A few bonus coaching thoughts here. Keep the sub simple and let the resampled texture do the expressive work. Use filter movement more than pitch movement if you want menace. A bass that shifts tone in a controlled way often feels more threatening than one that jumps all over the place. And if the line feels too clean, don’t jump straight to extreme distortion. Two gentle passes of saturation or degradation usually sound more believable than one brutal pass.

If you want a darker result, try making one print more closed and using it as the shadow layer under a slightly more open version. That contrast can make the whole drop feel bigger without making the bass shiny.

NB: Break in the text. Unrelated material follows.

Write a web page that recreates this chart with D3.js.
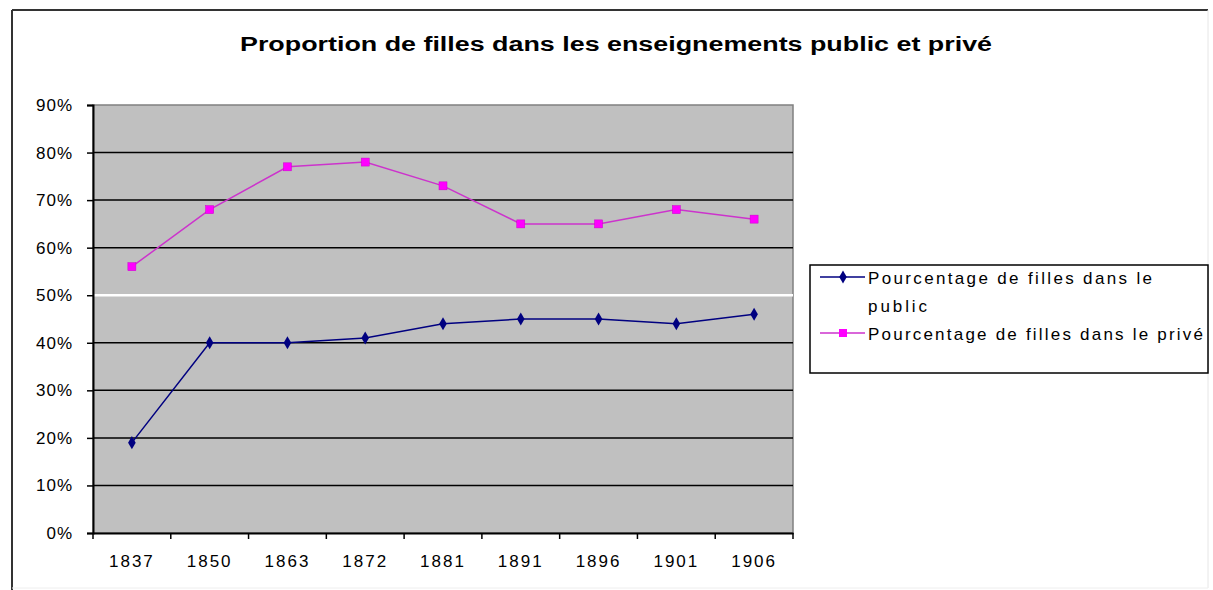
<!DOCTYPE html>
<meta charset="utf-8">
<style>
    body { margin: 0; background: #fff; }
    text { font-family: Arial, "Liberation Sans", sans-serif; fill: #000; }
    .grid line { stroke: #000; stroke-width: 1.5; }
</style>

<svg width="1213" height="590"></svg>

<script src="https://d3js.org/d3.v7.min.js"></script>

<script>
    var years = ["1837", "1850", "1863", "1872", "1881", "1891", "1896", "1901", "1906"];
    var publicPct = [19, 40, 40, 41, 44, 45, 45, 44, 46];
    var privePct = [56, 68, 77, 78, 73, 65, 65, 68, 66];
    var yTicks = [0, 10, 20, 30, 40, 50, 60, 70, 80, 90];
    var seriesNames = ["Pourcentage de filles dans le public", "Pourcentage de filles dans le privé"];

    var svg = d3.select("svg");

    // chart frame (dark top/left, faint right/bottom)
    svg.append("line").attr("x1", 12).attr("y1", 10).attr("x2", 1208).attr("y2", 10)
        .attr("stroke", "#333").attr("stroke-width", 2);
    svg.append("line").attr("x1", 12).attr("y1", 10).attr("x2", 12).attr("y2", 590)
        .attr("stroke", "#333").attr("stroke-width", 2);
    svg.append("line").attr("x1", 1208).attr("y1", 10).attr("x2", 1208).attr("y2", 588)
        .attr("stroke", "#e6e6e6").attr("stroke-width", 1);
    svg.append("line").attr("x1", 12).attr("y1", 588).attr("x2", 1208).attr("y2", 588)
        .attr("stroke", "#eee").attr("stroke-width", 1);

    svg.append("text")
        .attr("x", 616).attr("y", 51)
        .attr("text-anchor", "middle")
        .attr("font-size", 20).attr("font-weight", "bold")
        .attr("textLength", 752).attr("lengthAdjust", "spacingAndGlyphs")
        .text("Proportion de filles dans les enseignements public et privé");

    var plotL = 93, plotR = 793, plotT = 105, plotB = 533;

    var x = d3.scaleBand().domain(years).range([plotL, plotR]);
    var y = d3.scaleLinear().domain([0, 90]).range([plotB, plotT]);

    svg.append("rect")
        .attr("x", plotL).attr("y", plotT)
        .attr("width", plotR - plotL).attr("height", plotB - plotT)
        .attr("fill", "#c0c0c0").attr("stroke", "#808080").attr("stroke-width", 1.5);

    svg.append("g").attr("class", "grid")
        .selectAll("line")
        .data(yTicks.filter(function (d) { return d > 0 && d < 90; }))
        .enter().append("line")
        .attr("x1", plotL).attr("x2", plotR)
        .attr("y1", function (d) { return y(d); })
        .attr("y2", function (d) { return y(d); })
        .style("stroke", function (d) { return d === 50 ? "#fff" : null; })
        .style("stroke-width", function (d) { return d === 50 ? 2.5 : null; });

    var yAxis = svg.append("g")
        .attr("transform", "translate(" + plotL + ",0)")
        .call(d3.axisLeft(y).tickValues(yTicks).tickSize(6).tickPadding(14)
            .tickFormat(function (d) { return d + "%"; }));
    yAxis.selectAll("text").attr("font-size", 17).attr("letter-spacing", 1)
        .attr("font-family", "Arial, 'Liberation Sans', sans-serif");
    yAxis.select(".domain").attr("stroke", "#000").attr("stroke-width", 2);
    yAxis.selectAll(".tick line").attr("stroke", "#000").attr("stroke-width", 1.5);

    var xAxis = svg.append("g")
        .attr("transform", "translate(0," + plotB + ")")
        .call(d3.axisBottom(x).tickSize(0).tickPadding(22));
    xAxis.selectAll("text").attr("font-size", 17).attr("letter-spacing", 2)
        .attr("font-family", "Arial, 'Liberation Sans', sans-serif");
    xAxis.select(".domain").attr("stroke", "#000").attr("stroke-width", 2);

    // category boundary ticks
    svg.append("g").selectAll("line")
        .data(years.concat(["end"]))
        .enter().append("line")
        .attr("x1", function (d, i) { return plotL + i * x.step(); })
        .attr("x2", function (d, i) { return plotL + i * x.step(); })
        .attr("y1", plotB).attr("y2", plotB + 6)
        .attr("stroke", "#000").attr("stroke-width", 1.5);

    var line = d3.line()
        .x(function (d, i) { return x(years[i]) + x.bandwidth() / 2; })
        .y(function (d) { return y(d); });

    svg.append("path").datum(privePct)
        .attr("d", line).attr("fill", "none")
        .attr("stroke", "#cc33cc").attr("stroke-width", 1.5);
    svg.append("g").selectAll("rect")
        .data(privePct).enter().append("rect")
        .attr("x", function (d, i) { return x(years[i]) + x.bandwidth() / 2 - 4; })
        .attr("y", function (d) { return y(d) - 4; })
        .attr("width", 8).attr("height", 8)
        .attr("fill", "#ff00ff").attr("stroke", "#cc00cc").attr("stroke-width", 0.5);

    svg.append("path").datum(publicPct)
        .attr("d", line).attr("fill", "none")
        .attr("stroke", "#000080").attr("stroke-width", 1.5);
    var diamond = d3.symbol().type(d3.symbolDiamond).size(50);
    svg.append("g").selectAll("path")
        .data(publicPct).enter().append("path")
        .attr("d", diamond)
        .attr("transform", function (d, i) {
            return "translate(" + (x(years[i]) + x.bandwidth() / 2) + "," + y(d) + ")";
        })
        .attr("fill", "#000080");

    // legend
    var legend = svg.append("g");
    legend.append("rect")
        .attr("x", 810).attr("y", 265).attr("width", 398).attr("height", 108)
        .attr("fill", "#fff").attr("stroke", "#000").attr("stroke-width", 1.5);

    legend.append("line").attr("x1", 820).attr("x2", 865).attr("y1", 277).attr("y2", 277)
        .attr("stroke", "#000080").attr("stroke-width", 1.5);
    legend.append("path").attr("d", diamond)
        .attr("transform", "translate(843,277)").attr("fill", "#000080");
    legend.append("text").attr("x", 868).attr("y", 284).attr("font-size", 17)
        .attr("textLength", 284).attr("lengthAdjust", "spacing")
        .text("Pourcentage de filles dans le");
    legend.append("text").attr("x", 868).attr("y", 312).attr("font-size", 17)
        .attr("textLength", 59).attr("lengthAdjust", "spacing")
        .text("public");

    legend.append("line").attr("x1", 820).attr("x2", 865).attr("y1", 333).attr("y2", 333)
        .attr("stroke", "#cc33cc").attr("stroke-width", 1.5);
    legend.append("rect").attr("x", 839).attr("y", 329).attr("width", 8).attr("height", 8)
        .attr("fill", "#ff00ff");
    legend.append("text").attr("x", 868).attr("y", 340).attr("font-size", 17)
        .attr("textLength", 335).attr("lengthAdjust", "spacing")
        .text(seriesNames[1]);
</script>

So here’s the recap. Start with a simple low MIDI bass. Phrase it around the break. Add a little controlled grit before you print. Resample it to audio. Shape the wobble with filter movement. Add tape haze with light saturation and careful degradation. Keep the sub stable, mono-compatible, and disciplined. Then create a second phrase or second print so the drop keeps evolving.

If the result feels worn, hypnotic, and heavy, but still leaves room for the drums, you’ve got the sound.

Now try the practice move. Build a four-bar tape-hazed wobble with one MIDI bass source, one resampled audio pass, and only stock Ableton devices. Keep the body mono, and make a second version for the last two bars with a small change in filter movement or note length. Then check it with the drums, and check it in mono. That’s the real test.

And if you want to push it further, take on the 16-bar challenge: one bass idea, two audio versions, one darker, one more open, and at least one small phrase edit. That’s how you start turning a simple bassline into a proper DnB drop. Keep it tight, keep it characterful, and let the resample do the talking.